Risk assessments need to be carried out in all work environments to prevent accidents and ill health. Accidents at work can have grave personal loss and can put an organization against tough litigation consequence and reputation. The type of risk assessment will depend on the hazards within the job role. A risk assessment for an administrative clerk sitting in an office most of the day will be different from an offshore oil rig engineer working within a potentially explosive atmosphere. Some risk assessments will be very regular and some only periodic. Risk assessments are healthy for companies as it keeps them proactive and successful in their ways of work. A risk assessment examines all aspects of the work undertaken to consider what could cause harm. If hazards cannot be eliminated, preventative measures should be put in place. The measures resulting from a risk assessment include preventing occupational risks, informing workers and training them. All risk assessments will be different depending on the work environment, however some general approaches include observing the workplace (eg for dust, fumes, machinery safety), understanding the tasks carried out by workers, observing the work in process and considering the effect of external factors. Other areas include physical and psychological factors at work. All these must meet the legal requirements and established guidance for the particular work environment.

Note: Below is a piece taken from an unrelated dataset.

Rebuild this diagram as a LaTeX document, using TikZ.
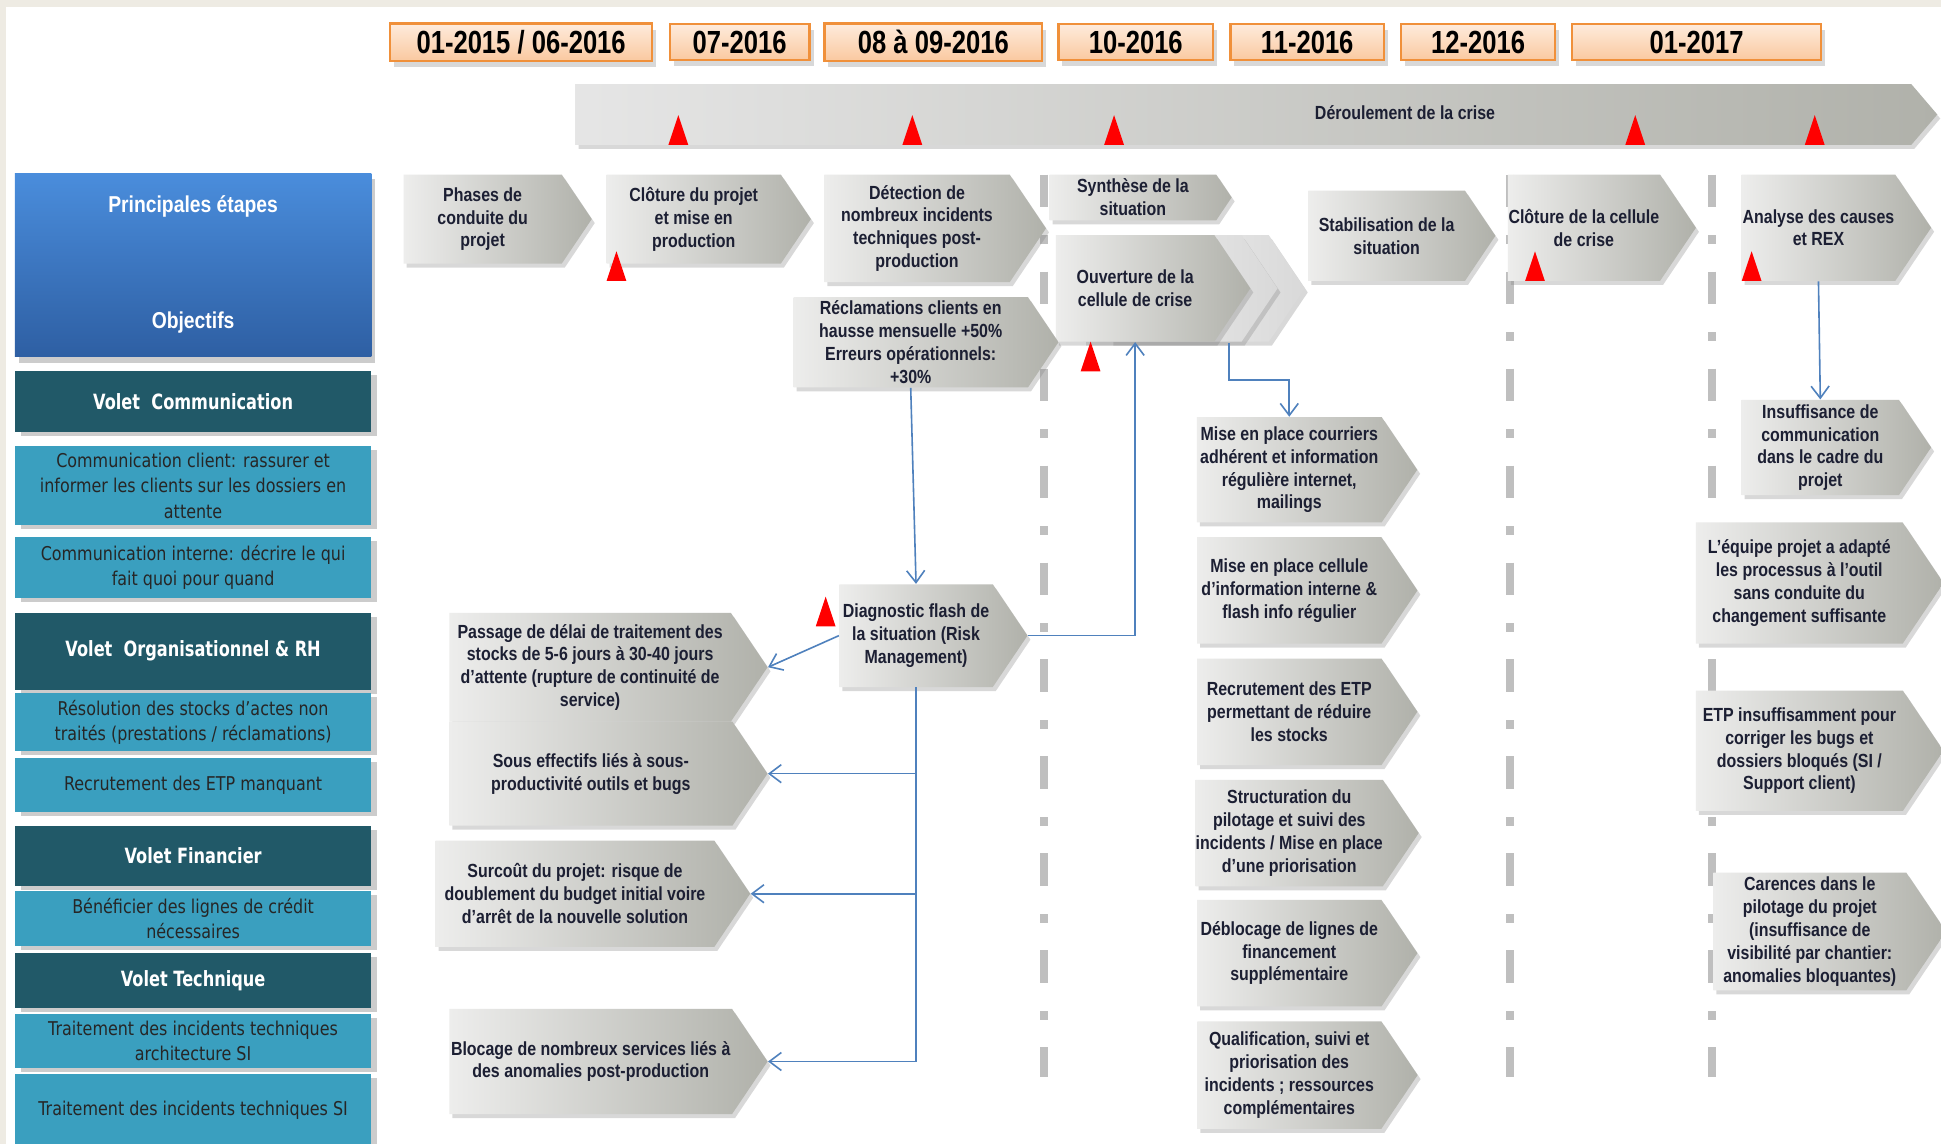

So what is the best way to carry out a risk assessment? The risk assessment should have a structured process and should be part of the overall health and safety regime within a company. Risk assessments may need to be segregated ie a geographical risk assessment (for example, work within a similar factory but in different countries with different temperatures and cultures), functional (for example, a specific hazard may be an integral part of the work but is there no other way?) and process (for example, a process may be quicker but is it less risky?). Past experiences of accidents, risk assessments and communication with employees directly on the job would be part of the process. Patterns of exposure to those at risk should be identified, for example, a factory worker may experience different levels of exposure to fumes, noise etc. due to changes in working areas on the factory floor. All those at risk should be identified and records made. Hazards should be identified and graded ie very low harm from the measures currently in place or inadequate protection level leading to high potential for harm. Options would then need to be investigated for eliminating or militating against risks identified. The control measures should then be decided. These may need to be updated on existing work practices. The risk assessment results should be recorded and then revised at periodic intervals or when is appropriate for the work environment. If work places are subject to frequent change the risk assessments need to be carried out more regularly as opposed to that being carried out on a fixed premises. These include temporary workspaces, building sites, docks, shipbuilding. However, even on a fixed premise, such as a factory floor, a regular risk assessment may need to be carried out; its all to do with the nature of the work.
On the legislative side, European law pertaining to risk assessment includes the Framework Directive 89/391. The Management of Health and Safety at Work Regulations 1999 is also applicable.